Christina Schumacher, 44 ans, n’a qu’une seule envie: se reposer. C’est son premier jour de congé après cinq longues journées de travail. Mais voilà que son téléphone portable s’allume: «Pourrais-tu venir travailler ce soir?» Dilemme pour l’infirmière diplômée: si elle refuse, ses collègues de travail seront surchargés et la qualité des soins pourra difficilement être assurée. Si elle accepte, elle «détruit sa santé» et soutient un «système insoutenable», selon ses mots.
Pour Christina Schumacher, il n’est pas pensable qu’un patient ne soit pas pris en charge convenablement ou qu’un collègue s’effondre. Elle fait donc abstraction de sa fatigue, enfile ses chaussures et se rend à l’hôpital. «L’éthique professionnelle du personnel soignant nous interdit de détourner le regard», confie-t-elle. Ne pas intervenir n’est pas une option, et c’est pour cette raison que beaucoup décident d’abandonner tout simplement la profession.
«Nous sommes à flux tendu»
Il n’existe pas de chiffres fiables sur le nombre de personnes qui quittent le métier. La Confédération veut introduire un monitoring à partir de mi-2024. En attendant, l’Association suisse des infirmières et infirmiers (ASI) a évalué le nombre de postes vacants en 2022. Elle arrive à la conclusion suivante: «Chaque mois, plus de 300 infirmières et infirmiers raccrochent leur blouse.» Dans le secteur, on parle d'«exode du personnel soignant».
Le personnel du secteur de la santé est à bout. «Lorsque l’effectif est au complet, nous sommes déjà à flux tendu», soupire Christina Schumacher, également directrice adjointe de l’ASI. Et s’il y a un imprévu, il n’y a pas de plan B. Il faut qu’une personne se dévoue pour faire un remplacement supplémentaire. «Et ça arrive tout le temps.»
Un milliard de francs ne suffira pas
Cet exode met tout le secteur de la santé en danger. D’ici 2029, 36’500 personnes supplémentaires seront nécessaires dans les hôpitaux, les services d’aide et de soins à domicile et les maisons de retraite et de soins.
Pour remédier à cela, le Parlement a adopté une loi pour encourager la formation dans le domaine des soins infirmiers: jusqu’à un milliard de francs sont prévus sur huit ans. Mais cela ne suffit pas, estiment les associations patronales, les syndicats et les directeurs cantonaux de la santé. Dans une déclaration commune, ils soulignent qu’il faut des mesures à plus long terme pour combler ce manque de personnel.
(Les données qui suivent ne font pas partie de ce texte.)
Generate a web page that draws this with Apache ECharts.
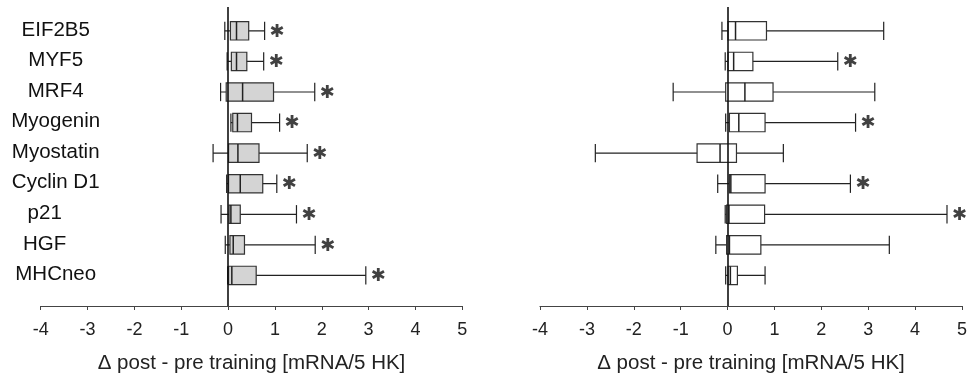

«Le droit du travail est violé partout»
Pour les professionnels du secteur, il faut que les choses changent. «Le droit du travail en vigueur est violé sur tout le territoire», assène Pierre-André Wagner, responsable du service juridique de l’ASI. Les temps de repos et de travail ne sont pas respectés, et les employeurs ne remplissent pas leur devoir d’assistance. «Les inspections cantonales du travail n’attachent aucune importance à la mise en œuvre et à l’application de la loi sur le travail», critique-t-il.
Et ce, malgré le net oui à l’initiative sur les soins infirmiers, en cours de mise en œuvre. Le premier paquet de mesures, l’offensive pour la formation, doit être déployé en 2024. Mais cela ne soulagera pas immédiatement le système, car la formation prend plusieurs années. Le deuxième paquet, l’amélioration des conditions de travail, sera mis en consultation en 2024. Il faudra certainement attendre encore quelques années jusqu’à ce qu’elle soit implémentée. «D’ici là, plus personne ne travaillera dans le secteur des soins, se désole Christina Schumacher. Depuis l’acceptation de l’initiative, rien n’a changé.»
L’infirmière diplômée et son association demandent que la Confédération écourte la procédure de consultation. En outre, les cantons devraient prendre des mesures immédiates, dont «la saisie effective et la rémunération du temps de travail». Sinon, le cercle vicieux ne sera pas brisé, selon Christina Schumacher: «Les infirmiers et infirmières continuent de quitter leur emploi et la pression sur ceux qui restent augmente.»